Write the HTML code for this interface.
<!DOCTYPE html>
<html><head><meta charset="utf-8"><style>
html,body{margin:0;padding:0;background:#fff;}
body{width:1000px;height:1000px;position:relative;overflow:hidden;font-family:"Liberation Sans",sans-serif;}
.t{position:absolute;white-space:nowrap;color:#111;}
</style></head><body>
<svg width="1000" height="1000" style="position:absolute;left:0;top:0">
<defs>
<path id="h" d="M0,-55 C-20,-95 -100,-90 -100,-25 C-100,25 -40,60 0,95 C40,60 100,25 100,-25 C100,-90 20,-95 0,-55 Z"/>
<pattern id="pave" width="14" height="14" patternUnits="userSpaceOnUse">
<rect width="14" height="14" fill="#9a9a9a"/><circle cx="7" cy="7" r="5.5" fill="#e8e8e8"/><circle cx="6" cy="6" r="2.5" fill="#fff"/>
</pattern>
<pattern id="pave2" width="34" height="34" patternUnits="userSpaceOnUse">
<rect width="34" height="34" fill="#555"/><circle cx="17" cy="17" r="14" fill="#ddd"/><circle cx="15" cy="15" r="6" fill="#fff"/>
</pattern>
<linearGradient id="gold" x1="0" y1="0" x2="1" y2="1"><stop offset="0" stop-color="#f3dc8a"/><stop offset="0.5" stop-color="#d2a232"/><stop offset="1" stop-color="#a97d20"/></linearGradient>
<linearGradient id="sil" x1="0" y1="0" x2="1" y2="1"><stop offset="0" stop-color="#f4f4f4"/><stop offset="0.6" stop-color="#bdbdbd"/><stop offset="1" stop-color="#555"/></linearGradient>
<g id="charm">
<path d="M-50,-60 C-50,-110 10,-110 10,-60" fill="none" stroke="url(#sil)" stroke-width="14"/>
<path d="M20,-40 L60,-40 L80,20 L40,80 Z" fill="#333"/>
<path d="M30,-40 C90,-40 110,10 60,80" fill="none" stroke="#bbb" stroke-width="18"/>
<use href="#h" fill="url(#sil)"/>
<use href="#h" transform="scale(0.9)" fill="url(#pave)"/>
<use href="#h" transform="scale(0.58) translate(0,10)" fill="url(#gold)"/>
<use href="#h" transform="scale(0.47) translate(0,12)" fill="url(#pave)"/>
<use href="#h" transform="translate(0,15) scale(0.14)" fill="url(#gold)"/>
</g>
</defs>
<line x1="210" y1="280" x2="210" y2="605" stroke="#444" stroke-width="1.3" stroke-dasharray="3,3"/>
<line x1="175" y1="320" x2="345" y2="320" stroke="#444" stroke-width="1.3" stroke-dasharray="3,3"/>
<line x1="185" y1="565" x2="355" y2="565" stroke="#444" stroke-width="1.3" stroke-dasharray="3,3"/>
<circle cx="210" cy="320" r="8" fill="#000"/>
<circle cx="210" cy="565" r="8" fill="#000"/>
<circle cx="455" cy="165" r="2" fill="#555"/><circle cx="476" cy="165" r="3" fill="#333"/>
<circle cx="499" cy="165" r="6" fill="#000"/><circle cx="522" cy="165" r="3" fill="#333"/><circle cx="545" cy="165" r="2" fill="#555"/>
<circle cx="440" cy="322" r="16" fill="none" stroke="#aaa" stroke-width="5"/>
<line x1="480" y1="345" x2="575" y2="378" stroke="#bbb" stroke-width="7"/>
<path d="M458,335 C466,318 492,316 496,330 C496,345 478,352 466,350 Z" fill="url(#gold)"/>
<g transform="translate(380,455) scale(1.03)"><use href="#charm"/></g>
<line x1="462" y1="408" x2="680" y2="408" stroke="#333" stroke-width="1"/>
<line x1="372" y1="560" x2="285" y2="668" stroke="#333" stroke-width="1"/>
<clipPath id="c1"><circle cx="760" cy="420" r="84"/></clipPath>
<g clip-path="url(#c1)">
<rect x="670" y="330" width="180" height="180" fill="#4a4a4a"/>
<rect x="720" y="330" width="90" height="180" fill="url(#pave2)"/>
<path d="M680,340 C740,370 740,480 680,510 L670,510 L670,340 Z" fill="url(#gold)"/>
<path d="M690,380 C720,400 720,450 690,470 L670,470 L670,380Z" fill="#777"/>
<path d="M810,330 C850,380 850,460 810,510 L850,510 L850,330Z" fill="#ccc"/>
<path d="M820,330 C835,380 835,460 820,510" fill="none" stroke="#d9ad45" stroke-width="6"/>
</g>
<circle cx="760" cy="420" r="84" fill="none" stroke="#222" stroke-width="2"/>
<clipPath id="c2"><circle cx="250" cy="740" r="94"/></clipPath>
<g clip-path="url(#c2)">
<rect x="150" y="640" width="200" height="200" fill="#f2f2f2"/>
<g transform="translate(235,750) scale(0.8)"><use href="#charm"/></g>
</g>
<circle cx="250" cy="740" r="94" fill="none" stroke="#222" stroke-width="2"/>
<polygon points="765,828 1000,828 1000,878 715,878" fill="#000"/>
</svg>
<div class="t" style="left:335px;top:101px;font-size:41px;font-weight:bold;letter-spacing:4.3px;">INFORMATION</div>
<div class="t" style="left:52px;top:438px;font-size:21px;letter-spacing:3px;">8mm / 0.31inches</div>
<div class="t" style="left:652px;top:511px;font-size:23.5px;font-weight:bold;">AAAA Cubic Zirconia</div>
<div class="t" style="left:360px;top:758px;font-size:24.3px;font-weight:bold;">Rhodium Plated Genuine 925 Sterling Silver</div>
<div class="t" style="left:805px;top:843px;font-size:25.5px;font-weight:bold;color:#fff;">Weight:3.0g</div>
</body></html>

---

AIM:
Using the data above, repeat every line exactly.

COMPLETE RESPONSE:
Write the HTML code for this interface.
<!DOCTYPE html>
<html><head><meta charset="utf-8"><style>
html,body{margin:0;padding:0;background:#fff;}
body{width:1000px;height:1000px;position:relative;overflow:hidden;font-family:"Liberation Sans",sans-serif;}
.t{position:absolute;white-space:nowrap;color:#111;}
</style></head><body>
<svg width="1000" height="1000" style="position:absolute;left:0;top:0">
<defs>
<path id="h" d="M0,-55 C-20,-95 -100,-90 -100,-25 C-100,25 -40,60 0,95 C40,60 100,25 100,-25 C100,-90 20,-95 0,-55 Z"/>
<pattern id="pave" width="14" height="14" patternUnits="userSpaceOnUse">
<rect width="14" height="14" fill="#9a9a9a"/><circle cx="7" cy="7" r="5.5" fill="#e8e8e8"/><circle cx="6" cy="6" r="2.5" fill="#fff"/>
</pattern>
<pattern id="pave2" width="34" height="34" patternUnits="userSpaceOnUse">
<rect width="34" height="34" fill="#555"/><circle cx="17" cy="17" r="14" fill="#ddd"/><circle cx="15" cy="15" r="6" fill="#fff"/>
</pattern>
<linearGradient id="gold" x1="0" y1="0" x2="1" y2="1"><stop offset="0" stop-color="#f3dc8a"/><stop offset="0.5" stop-color="#d2a232"/><stop offset="1" stop-color="#a97d20"/></linearGradient>
<linearGradient id="sil" x1="0" y1="0" x2="1" y2="1"><stop offset="0" stop-color="#f4f4f4"/><stop offset="0.6" stop-color="#bdbdbd"/><stop offset="1" stop-color="#555"/></linearGradient>
<g id="charm">
<path d="M-50,-60 C-50,-110 10,-110 10,-60" fill="none" stroke="url(#sil)" stroke-width="14"/>
<path d="M20,-40 L60,-40 L80,20 L40,80 Z" fill="#333"/>
<path d="M30,-40 C90,-40 110,10 60,80" fill="none" stroke="#bbb" stroke-width="18"/>
<use href="#h" fill="url(#sil)"/>
<use href="#h" transform="scale(0.9)" fill="url(#pave)"/>
<use href="#h" transform="scale(0.58) translate(0,10)" fill="url(#gold)"/>
<use href="#h" transform="scale(0.47) translate(0,12)" fill="url(#pave)"/>
<use href="#h" transform="translate(0,15) scale(0.14)" fill="url(#gold)"/>
</g>
</defs>
<line x1="210" y1="280" x2="210" y2="605" stroke="#444" stroke-width="1.3" stroke-dasharray="3,3"/>
<line x1="175" y1="320" x2="345" y2="320" stroke="#444" stroke-width="1.3" stroke-dasharray="3,3"/>
<line x1="185" y1="565" x2="355" y2="565" stroke="#444" stroke-width="1.3" stroke-dasharray="3,3"/>
<circle cx="210" cy="320" r="8" fill="#000"/>
<circle cx="210" cy="565" r="8" fill="#000"/>
<circle cx="455" cy="165" r="2" fill="#555"/><circle cx="476" cy="165" r="3" fill="#333"/>
<circle cx="499" cy="165" r="6" fill="#000"/><circle cx="522" cy="165" r="3" fill="#333"/><circle cx="545" cy="165" r="2" fill="#555"/>
<circle cx="440" cy="322" r="16" fill="none" stroke="#aaa" stroke-width="5"/>
<line x1="480" y1="345" x2="575" y2="378" stroke="#bbb" stroke-width="7"/>
<path d="M458,335 C466,318 492,316 496,330 C496,345 478,352 466,350 Z" fill="url(#gold)"/>
<g transform="translate(380,455) scale(1.03)"><use href="#charm"/></g>
<line x1="462" y1="408" x2="680" y2="408" stroke="#333" stroke-width="1"/>
<line x1="372" y1="560" x2="285" y2="668" stroke="#333" stroke-width="1"/>
<clipPath id="c1"><circle cx="760" cy="420" r="84"/></clipPath>
<g clip-path="url(#c1)">
<rect x="670" y="330" width="180" height="180" fill="#4a4a4a"/>
<rect x="720" y="330" width="90" height="180" fill="url(#pave2)"/>
<path d="M680,340 C740,370 740,480 680,510 L670,510 L670,340 Z" fill="url(#gold)"/>
<path d="M690,380 C720,400 720,450 690,470 L670,470 L670,380Z" fill="#777"/>
<path d="M810,330 C850,380 850,460 810,510 L850,510 L850,330Z" fill="#ccc"/>
<path d="M820,330 C835,380 835,460 820,510" fill="none" stroke="#d9ad45" stroke-width="6"/>
</g>
<circle cx="760" cy="420" r="84" fill="none" stroke="#222" stroke-width="2"/>
<clipPath id="c2"><circle cx="250" cy="740" r="94"/></clipPath>
<g clip-path="url(#c2)">
<rect x="150" y="640" width="200" height="200" fill="#f2f2f2"/>
<g transform="translate(235,750) scale(0.8)"><use href="#charm"/></g>
</g>
<circle cx="250" cy="740" r="94" fill="none" stroke="#222" stroke-width="2"/>
<polygon points="765,828 1000,828 1000,878 715,878" fill="#000"/>
</svg>
<div class="t" style="left:335px;top:101px;font-size:41px;font-weight:bold;letter-spacing:4.3px;">INFORMATION</div>
<div class="t" style="left:52px;top:438px;font-size:21px;letter-spacing:3px;">8mm / 0.31inches</div>
<div class="t" style="left:652px;top:511px;font-size:23.5px;font-weight:bold;">AAAA Cubic Zirconia</div>
<div class="t" style="left:360px;top:758px;font-size:24.3px;font-weight:bold;">Rhodium Plated Genuine 925 Sterling Silver</div>
<div class="t" style="left:805px;top:843px;font-size:25.5px;font-weight:bold;color:#fff;">Weight:3.0g</div>
</body></html>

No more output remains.